Set out every line bearing the string "this".

[Dataset entries]
******

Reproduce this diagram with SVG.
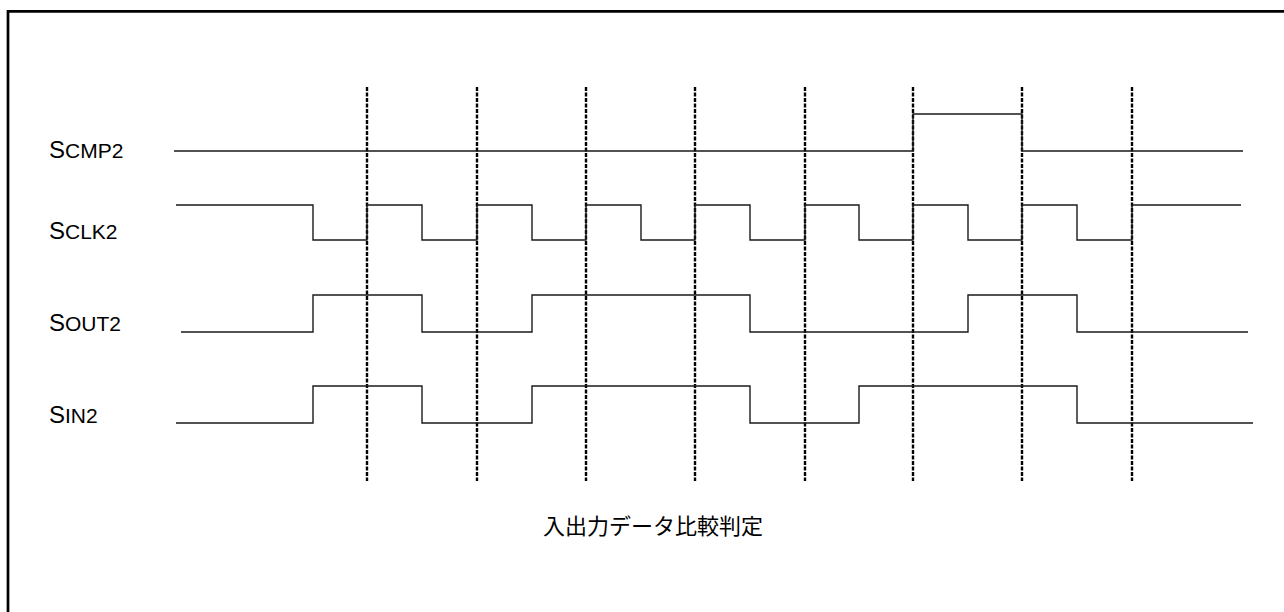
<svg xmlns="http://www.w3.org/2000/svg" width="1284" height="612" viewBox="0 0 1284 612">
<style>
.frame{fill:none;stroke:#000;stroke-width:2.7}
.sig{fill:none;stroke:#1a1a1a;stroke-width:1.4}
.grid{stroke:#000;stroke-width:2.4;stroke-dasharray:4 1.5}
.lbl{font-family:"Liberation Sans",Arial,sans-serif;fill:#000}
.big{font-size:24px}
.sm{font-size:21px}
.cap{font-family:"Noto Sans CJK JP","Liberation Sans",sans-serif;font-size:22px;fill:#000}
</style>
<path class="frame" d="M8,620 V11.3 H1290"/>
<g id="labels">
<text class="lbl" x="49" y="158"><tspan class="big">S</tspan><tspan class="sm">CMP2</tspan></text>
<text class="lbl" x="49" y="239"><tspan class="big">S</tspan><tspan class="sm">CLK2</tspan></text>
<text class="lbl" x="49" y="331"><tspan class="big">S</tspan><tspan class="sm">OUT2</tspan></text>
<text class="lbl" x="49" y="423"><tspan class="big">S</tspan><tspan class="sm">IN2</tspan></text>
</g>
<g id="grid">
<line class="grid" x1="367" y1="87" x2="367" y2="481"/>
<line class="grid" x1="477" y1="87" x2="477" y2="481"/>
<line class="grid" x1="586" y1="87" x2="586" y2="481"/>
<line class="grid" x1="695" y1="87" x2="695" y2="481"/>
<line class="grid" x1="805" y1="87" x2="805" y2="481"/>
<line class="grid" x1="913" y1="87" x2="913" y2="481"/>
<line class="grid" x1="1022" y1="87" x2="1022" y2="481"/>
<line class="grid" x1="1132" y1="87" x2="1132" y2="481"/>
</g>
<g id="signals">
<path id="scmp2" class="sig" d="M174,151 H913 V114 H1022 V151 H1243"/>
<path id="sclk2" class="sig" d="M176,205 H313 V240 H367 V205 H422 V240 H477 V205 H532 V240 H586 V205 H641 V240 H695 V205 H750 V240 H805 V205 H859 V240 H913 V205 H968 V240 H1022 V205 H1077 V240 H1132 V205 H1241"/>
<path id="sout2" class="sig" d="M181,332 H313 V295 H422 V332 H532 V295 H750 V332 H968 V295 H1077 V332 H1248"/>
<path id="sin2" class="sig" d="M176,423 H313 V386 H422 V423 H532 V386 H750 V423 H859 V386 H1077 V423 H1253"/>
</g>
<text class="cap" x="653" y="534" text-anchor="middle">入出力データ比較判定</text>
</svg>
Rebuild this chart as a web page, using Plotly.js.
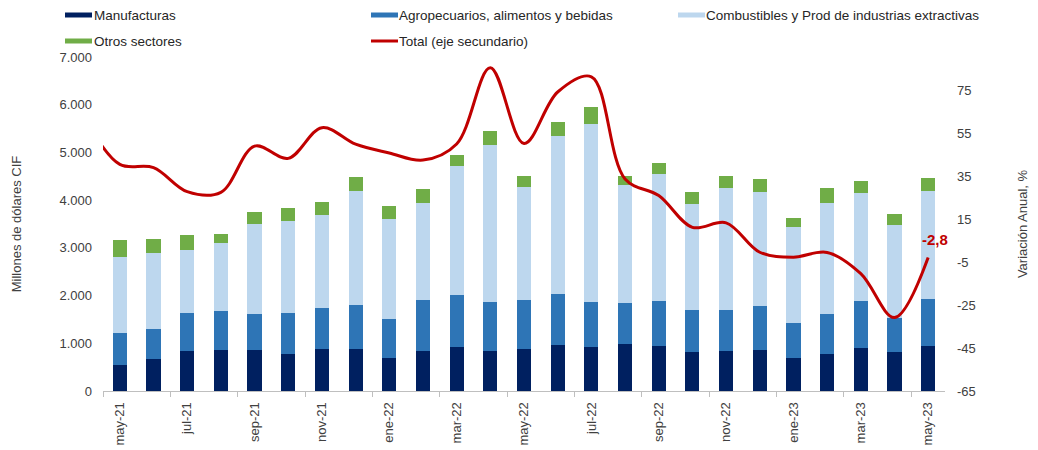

******

• [RESPONSE BELOW]
Reproduce this diagram with SVG.
Rebuild this chart as a web page, using Plotly.js.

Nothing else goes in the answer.